松下まり子は「人間」に焦点をあて絵を描きます。

特に人間の「性」と「死」に興味を注ぐ彼女は、古い写真や絵画からインスピレーションを得、彼女自身や身近な知人等をモデルに、男性・女性、子供・大人どちらでもありえるもの−−彼女自身と他者とを繋ぐ、集団的無意識の中に存在するものを描き出します。

肉や血の塊を彷彿とさせる赤、紫、黄緑といった独自の色彩感覚。躍動的で、時に繊細な触覚に溢れた筆のタッチ。彼女の描く作品は、闇の中に溶けていたものが浮び出て形を取り戻し、息づいている魂のようです。

松下まり子は、2004年に京都市立芸術大学油絵専攻を卒業。子供時代の特異な経験により、長い間ディスコミニケーションに陥り、自分の気持ちを話せず、絵も思うように描く事が出来なかったといいます。その後、上京し、制作を続けるうちに、内的な世界に耽溺するのではなく、己の痛みを超越して他者へと腕を伸ばし始め、2015年10月、matchbacoでの初個展「MARIKO」にて、友人知人を描いたportraitシリーズを中心とする作品を発表しました。

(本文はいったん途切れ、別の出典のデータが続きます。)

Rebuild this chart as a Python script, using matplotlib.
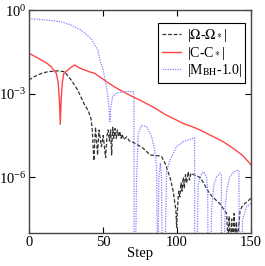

最近では、現代芸術振興財団が主催する第2回CAFAA賞を受賞するなど、より一層の注目を集めています。

1年ぶり2度目の個展となる本展「IDO」のタイトルは、「体の奥底の井戸のイメージ、性衝動のイド、源我のイド」を意味しています。

セックスや女性器のイメージ、エロティックな感覚、女性が持つ破裂するような力と聖性、小さな死“タナトス”、そしてアーティストとしての彼女自身などを描いた作品を発表します。

本展開催にあたり松下まり子は次のように語ります。

「私はただ真っ暗闇で燃えている松明のようになりたい。肌を焼き、髪を燃やす綺麗な火のようになりたい。世界はどろどろで暗く私は根が生えたように拘束されていたが、光がそれらを鏡のように照らした。私は懸命に呼吸していたい。」

また、本展は、2014年3月に開廊した当ギャラリーがmatchbacoという名称で開催する最後の展覧会となります。2016年11月よりKEN NAKAHASHI(ケン ナカハシ)に変更予定です。